Mental Health Awareness Month has come to an end for the year, but that doesn’t mean the conversations should end. Leaders should create an environment where mental health can be talked about, be receptive and understanding, and provide resources.
Mental Health Awareness Month has officially come to an end for the year, but that doesn’t mean the conversations should end. It’s extremely important for employers to take a quick pause and look at how all of the things happening in the world have impacted the mental health of their employees. The pandemic alone has shown a worldwide 25% increase in anxiety and depression, but that shift can often go unnoticed in the workplace. As a leader in your company, it’s important to think about how you and your company can positively impact the wellbeing of your employees.
As we continue moving forward into the post-pandemic world, more people are returning to the office, and it’s even more important for leaders to make the conversation surrounding mental health more prevalent. As leaders, we should consider how we can create a nurturing environment for employees where they can thrive and improve their mental well-being. We need to make sure to check on our employees and co-workers as we would for a friend or family member.
So, here are 3 ways that workplace leaders can address mental health:
- Create an environment where mental health can be openly talked about
The ability for your employees to work efficiently throughout the workday can be dictated by their mental wellness. We’re all human, so we understand that things sometimes come up that trigger people’s health, whether that be emotionally or physically. When times get tough, your employees should feel safe opening up to you or other coworkers for support and help. There are times where it might not be about what you say, but rather, about what you do that can make a difference. One way that you can create an open environment is to schedule mental check-ins where people can form groups with others to discuss best practices for overcoming trial and tribulations. Another example would be for leaders to create an anonymous suggestion box where their employees can discuss how the workplace could improve. Reorganizing the workplace could be another way to provide your staff with a more relaxed and tranquil environment. When employees feel safe and supported, they’re more comfortable expressing themselves. This comfortability can allow your employees to be their best self everyday, positively impacting their productivity and camaraderie.
- Be receptive and understanding of mental health struggles
The conversation surrounding mental health is not a new one, but it is becoming a more prevalent one. Not everyone struggles with mental health issues, but it’s still important for everyone to be educated about what mental health difficulties can look and sound like. They don’t present themselves the same way from person to person, so it can be hard to identify. Consider asking insightful questions or admitting that you don’t know as much as you’d like to about mental health struggles. This will allow your employees to feel seen and ultimately become a better ally and supporter for mental health improvements in the workplace.

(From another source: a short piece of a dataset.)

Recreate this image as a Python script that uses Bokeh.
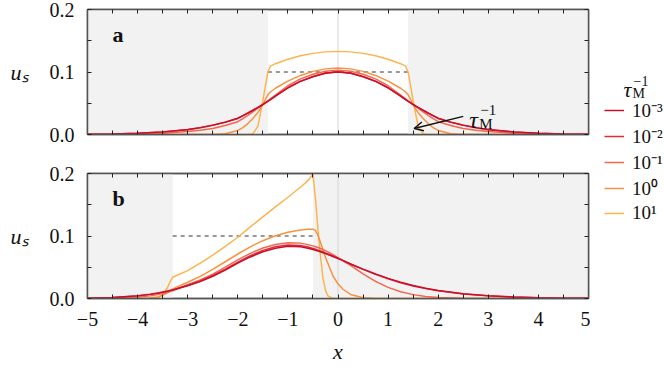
from bokeh.plotting import figure
from bokeh.models import (Range1d, LinearAxis, FixedTicker, CustomJSTickFormatter,
                          PrintfTickFormatter, BoxAnnotation, Span, Label, Arrow, OpenHead,
                          Legend, LegendItem)
from bokeh.layouts import row, column
from bokeh.embed import file_html
from bokeh.resources import INLINE

# ---------------- data ----------------
series_labels = ["10\u207b\u00b3", "10\u207b\u00b2", "10\u207b\u00b9", "10\u2070", "10\u00b9"]
series_colors = ["#c8102e", "#e3293a", "#f3674c", "#f8923f", "#fdb44e"]

x_ticks = [-5, -4, -3, -2, -1, 0, 1, 2, 3, 4, 5]
x_minor = [-4.5, -3.5, -2.5, -1.5, -0.5, 0.5, 1.5, 2.5, 3.5, 4.5]
y_ticks = [0.0, 0.1, 0.2]
y_minor = [0.05, 0.15]

threshold = 0.1
a_window = [-1.4, 1.4]
b_window = [-3.3, -0.5]

# panel a (symmetric case)
xa = [-5.0, -4.5, -4.0, -3.5, -3.0, -2.75, -2.5, -2.25, -2.0, -1.9, -1.8, -1.7, -1.6, -1.55,
      -1.5, -1.45, -1.4, -1.35, -1.25, -1.0, -0.75, -0.5, -0.25, 0.0, 0.25, 0.5, 0.75, 1.0,
      1.25, 1.35, 1.4, 1.45, 1.5, 1.55, 1.6, 1.7, 1.8, 1.9, 2.0, 2.25, 2.5, 2.75, 3.0, 3.5,
      4.0, 4.5, 5.0]
ua_m3 = [0.0005, 0.001, 0.0021, 0.0042, 0.008, 0.011, 0.015, 0.0198, 0.026, 0.0301, 0.0344,
         0.0388, 0.0433, 0.0456, 0.048, 0.0505, 0.0531, 0.0558, 0.0613, 0.0745, 0.085, 0.0925,
         0.098, 0.1, 0.098, 0.0925, 0.085, 0.0745, 0.0613, 0.0558, 0.0531, 0.0505, 0.048,
         0.0456, 0.0433, 0.0388, 0.0344, 0.0301, 0.026, 0.0198, 0.015, 0.011, 0.008, 0.0042,
         0.0021, 0.001, 0.0005]
ua_m2 = [0.0004, 0.0009, 0.0019, 0.004, 0.0077, 0.0107, 0.0147, 0.0195, 0.0257, 0.0298, 0.0341,
         0.0386, 0.0431, 0.0455, 0.0479, 0.0505, 0.0532, 0.0559, 0.0615, 0.0748, 0.0853, 0.0928,
         0.0984, 0.1003, 0.0984, 0.0928, 0.0853, 0.0748, 0.0615, 0.0559, 0.0532, 0.0505, 0.0479,
         0.0455, 0.0431, 0.0386, 0.0341, 0.0298, 0.0257, 0.0195, 0.0147, 0.0107, 0.0077, 0.004,
         0.0019, 0.0009, 0.0004]
ua_m1 = [0.0001, 0.0003, 0.0008, 0.002, 0.0047, 0.0068, 0.0097, 0.0143, 0.0205, 0.0255, 0.0307,
         0.0362, 0.042, 0.045, 0.048, 0.051, 0.054, 0.057, 0.063, 0.078, 0.089, 0.0965,
         0.1013, 0.103, 0.1013, 0.0965, 0.089, 0.078, 0.063, 0.057, 0.054, 0.051, 0.048,
         0.045, 0.042, 0.0362, 0.0307, 0.0255, 0.0205, 0.0143, 0.0097, 0.0068, 0.0047, 0.002,
         0.0008, 0.0003, 0.0001]
ua_0 = [0.0, 0.0, 0.0, 0.0, 0.0, 0.0, 0.0001, 0.0012, 0.0065, 0.011, 0.0175,
        0.0255, 0.035, 0.041, 0.048, 0.056, 0.0635, 0.068, 0.074, 0.0855, 0.0945, 0.101,
        0.105, 0.1065, 0.105, 0.101, 0.0945, 0.0855, 0.074, 0.068, 0.0635, 0.056, 0.048,
        0.041, 0.035, 0.0255, 0.0175, 0.011, 0.0065, 0.0012, 0.0001, 0.0, 0.0, 0.0,
        0.0, 0.0, 0.0]
ua_1 = [0.0, 0.0, 0.0, 0.0, 0.0, 0.0, 0.0, 0.0, 0.0, 0.0, 0.0,
        0.001, 0.013, 0.033, 0.054, 0.077, 0.1, 0.1093, 0.1133, 0.1204, 0.1259, 0.1298,
        0.1322, 0.133, 0.1322, 0.1298, 0.1259, 0.1204, 0.1133, 0.1093, 0.1, 0.077, 0.054,
        0.033, 0.013, 0.001, 0.0, 0.0, 0.0, 0.0, 0.0, 0.0, 0.0, 0.0,
        0.0, 0.0, 0.0]

# panel b (asymmetric case)
xb = [-5.0, -4.5, -4.0, -3.75, -3.6, -3.5, -3.4, -3.35, -3.3, -3.0, -2.75, -2.5, -2.25, -2.0,
      -1.75, -1.5, -1.25, -1.0, -0.75, -0.6, -0.5, -0.45, -0.4, -0.35, -0.3, -0.25, -0.2, -0.1,
      0.0, 0.1, 0.25, 0.5, 0.75, 1.0, 1.25, 1.5, 1.75, 2.0, 2.5, 3.0, 3.5, 4.0, 4.5, 5.0]
ub_m3 = [0.0004, 0.0015, 0.0042, 0.0066, 0.0085, 0.01, 0.0117, 0.0126, 0.0135, 0.0205, 0.027,
         0.0355, 0.0455, 0.0565, 0.0665, 0.0748, 0.0805, 0.0835, 0.0828, 0.0805, 0.0785, 0.0773,
         0.076, 0.0747, 0.0733, 0.0718, 0.0703, 0.0672, 0.064, 0.0605, 0.0553, 0.047, 0.0392,
         0.0322, 0.026, 0.0208, 0.0164, 0.0128, 0.0077, 0.0045, 0.0025, 0.0013, 0.0006, 0.0003]
ub_m2 = [0.0004, 0.0015, 0.0043, 0.0068, 0.0088, 0.0103, 0.012, 0.0129, 0.0138, 0.0212, 0.0281,
         0.0368, 0.0471, 0.0583, 0.0685, 0.077, 0.0828, 0.0857, 0.0848, 0.0823, 0.0801, 0.0788,
         0.0774, 0.076, 0.0745, 0.0729, 0.0713, 0.068, 0.0646, 0.0609, 0.0553, 0.0466, 0.0386,
         0.0315, 0.0253, 0.0201, 0.0158, 0.0123, 0.0073, 0.0042, 0.0023, 0.0012, 0.0006, 0.0003]
ub_m1 = [0.0001, 0.0006, 0.0022, 0.0042, 0.0062, 0.0078, 0.0098, 0.011, 0.0125, 0.022, 0.0298,
         0.039, 0.0502, 0.0618, 0.0722, 0.0808, 0.0865, 0.0893, 0.0886, 0.0862, 0.0842, 0.0829,
         0.0815, 0.08, 0.0783, 0.0765, 0.0745, 0.0703, 0.0655, 0.0607, 0.053, 0.0395, 0.0275,
         0.0178, 0.0108, 0.0062, 0.0033, 0.0017, 0.0004, 0.0001, 0.0, 0.0, 0.0, 0.0]
ub_0 = [0.0, 0.0, 0.0001, 0.0008, 0.0025, 0.005, 0.0095, 0.0125, 0.0155, 0.026, 0.0355,
        0.0465, 0.0588, 0.0712, 0.0827, 0.0925, 0.1005, 0.106, 0.1095, 0.1108, 0.111, 0.109,
        0.101, 0.09, 0.078, 0.066, 0.056, 0.036, 0.0235, 0.0148, 0.0065, 0.0012, 0.0002,
        0.0, 0.0, 0.0, 0.0, 0.0, 0.0, 0.0, 0.0, 0.0, 0.0, 0.0]
ub_1 = [0.0, 0.0, 0.0, 0.0, 0.001, 0.006, 0.018, 0.027, 0.034, 0.0445, 0.0565,
        0.0695, 0.0835, 0.098, 0.1145, 0.1305, 0.1465, 0.162, 0.178, 0.1885, 0.199, 0.16,
        0.11, 0.068, 0.033, 0.013, 0.004, 0.0003, 0.0, 0.0, 0.0, 0.0, 0.0,
        0.0, 0.0, 0.0, 0.0, 0.0, 0.0, 0.0, 0.0, 0.0, 0.0, 0.0]

panel_a_series = [ua_m3, ua_m2, ua_m1, ua_0, ua_1]
panel_b_series = [ub_m3, ub_m2, ub_m1, ub_0, ub_1]

# ---------------- styling ----------------
FONT = "Liberation Serif"
TICK_FS = "20px"
FRAME_COL = "#555555"
SHADE = "#f2f2f2"
INK = "#111111"

x_range = Range1d(-5, 5)


def style_axis(ax, ticks, minor, show_labels, vertical_hidden=False):
    ax.ticker = FixedTicker(ticks=ticks, minor_ticks=minor)
    ax.major_tick_in = 4
    ax.major_tick_out = 0
    ax.minor_tick_in = 4
    ax.minor_tick_out = 0
    ax.major_tick_line_color = "#222222"
    ax.minor_tick_line_color = "#222222"
    ax.axis_line_color = FRAME_COL
    ax.axis_line_width = 1.5
    ax.major_label_text_font = FONT
    ax.major_label_text_font_size = TICK_FS
    ax.major_label_text_color = INK
    if not show_labels:
        ax.formatter = CustomJSTickFormatter(code="return '';")
        ax.major_label_standoff = 0
        if vertical_hidden:
            ax.major_label_orientation = "vertical"


def panel(xs, series, window, height, b_top, b_bottom, letter, bottom_labels):
    p = figure(width=590, height=height, x_range=x_range, y_range=Range1d(0, 0.2),
               output_backend="svg", toolbar_location=None,
               min_border_left=87, min_border_right=2,
               min_border_top=b_top, min_border_bottom=b_bottom)
    p.grid.visible = False
    p.outline_line_color = FRAME_COL
    p.outline_line_width = 1.5
    p.background_fill_color = "white"
    p.border_fill_color = "white"

    xb_ax = p.xaxis[0]
    style_axis(xb_ax, x_ticks, x_minor, bottom_labels, vertical_hidden=True)
    if bottom_labels:
        xb_ax.formatter = CustomJSTickFormatter(
            code="return tick < 0 ? '\\u2212' + Math.abs(tick) : String(tick);")
        xb_ax.major_label_standoff = 13
        xb_ax.axis_label = "x"
        xb_ax.axis_label_text_font = FONT
        xb_ax.axis_label_text_font_style = "italic"
        xb_ax.axis_label_text_font_size = "22px"
        xb_ax.axis_label_standoff = 10
        xb_ax.axis_label_text_color = INK
    yl = p.yaxis[0]
    style_axis(yl, y_ticks, y_minor, True)
    yl.formatter = PrintfTickFormatter(format="%.1f")
    yl.major_label_standoff = 13
    yl.axis_label = "u\u209b"
    yl.axis_label_orientation = "horizontal"
    yl.axis_label_text_font = FONT
    yl.axis_label_text_font_style = "italic"
    yl.axis_label_text_font_size = "22px"
    yl.axis_label_standoff = 18
    yl.axis_label_text_color = INK

    top = LinearAxis()
    p.add_layout(top, "above")
    style_axis(top, x_ticks, x_minor, False, vertical_hidden=True)
    right = LinearAxis()
    p.add_layout(right, "right")
    style_axis(right, y_ticks, y_minor, False)

    # shaded regions outside the window
    p.add_layout(BoxAnnotation(right=window[0], fill_color=SHADE, fill_alpha=1.0,
                               line_alpha=0, level="underlay"))
    p.add_layout(BoxAnnotation(left=window[1], fill_color=SHADE, fill_alpha=1.0,
                               line_alpha=0, level="underlay"))
    p.add_layout(Span(location=0, dimension="height", line_color="#d6d6d6",
                      line_width=1, level="underlay"))

    # threshold inside the window
    p.line(x=window, y=[threshold, threshold], line_color="#333333", line_width=1,
           line_dash="4 4")

    for ys, col in reversed(list(zip(series, series_colors))):
        p.line(x=xs, y=ys, line_color=col, line_width=1.5)

    # panel letter
    p.add_layout(Label(x=-4.5, y=0.16, text=letter, text_font=FONT, text_font_style="bold",
                       text_font_size="22px", text_baseline="alphabetic", text_color=INK))
    return p


pa = panel(xa, panel_a_series, a_window, 153, 9, 19, "a", False)
pb = panel(xb, panel_b_series, b_window, 214, 20, 69, "b", True)

# annotation in panel a
pa.add_layout(Arrow(end=OpenHead(size=9, line_width=1.5, line_color=INK),
                    x_start=2.5, y_start=0.029, x_end=1.52, y_end=0.0096,
                    line_width=1.5, line_color=INK))
pa.add_layout(Label(x=2.62, y=0.024, text="\u03c4", text_font=FONT, text_font_style="italic",
                    text_font_size="24px", text_baseline="alphabetic", text_color=INK))
pa.add_layout(Label(x=2.62, y=0.024, x_offset=10, y_offset=-4, text="M", text_font=FONT,
                    text_font_size="15px", text_baseline="alphabetic", text_color=INK))
pa.add_layout(Label(x=2.62, y=0.024, x_offset=11, y_offset=10, text="\u22121", text_font=FONT,
                    text_font_size="15px", text_baseline="alphabetic", text_color=INK))

# legend column
lg = figure(width=74, height=367, x_range=Range1d(0, 74), y_range=Range1d(0, 367),
            x_axis_location=None, y_axis_location=None, min_border=0,
            output_backend="svg", toolbar_location=None)
lg.grid.visible = False
lg.outline_line_color = None
lg.background_fill_color = "white"
lg.border_fill_color = "white"
lg.extra_x_ranges = {"hidden": Range1d(100, 200)}
items = []
for xs_, ys_, lab, col in zip([xa] * 5, panel_a_series, series_labels, series_colors):
    r = lg.line(x=xs_, y=ys_, line_color=col, line_width=1.5, x_range_name="hidden")
    items.append(LegendItem(label=lab, renderers=[r]))
legend = Legend(items=items, location=(14, 142), padding=0, margin=0, spacing=0,
                glyph_width=20, glyph_height=24, label_height=24, label_standoff=8,
                label_text_font=FONT, label_text_font_size="19px",
                label_text_color=INK, border_line_color=None,
                background_fill_alpha=0)
lg.add_layout(legend)
lg.add_layout(Label(x=33, y=278, text="\u03c4", text_font=FONT, text_font_style="italic",
                    text_font_size="22px", text_baseline="alphabetic", text_color=INK))
lg.add_layout(Label(x=33, y=278, x_offset=9, y_offset=-4, text="M", text_font=FONT,
                    text_font_size="14px", text_baseline="alphabetic", text_color=INK))
lg.add_layout(Label(x=33, y=278, x_offset=10, y_offset=9, text="\u22121", text_font=FONT,
                    text_font_size="14px", text_baseline="alphabetic", text_color=INK))

layout = row(column(pa, pb), lg)
open("out.html", "w").write(file_html(layout, INLINE))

- Provide accessible and welcoming resources
As conversations about mental health become more prominent, it has required leaders to dedicate more resources to supporting the emotional well-being of their team. These benefits and resources shouldn’t be daunting or complicated for your employees, they should be easy to use. One way to promote long-term wellness and address mental health needs as they rise is to provide staff with regular access to a counselor, therapist, or help hotline. Leaders should also recognize that just as an employee may need a day off due to a physical health issue, they also may need to take a day off for their mental health. It’s important to allow employees the flexibility to consider their emotional needs and ensure they feel comfortable asking for this time off as needed.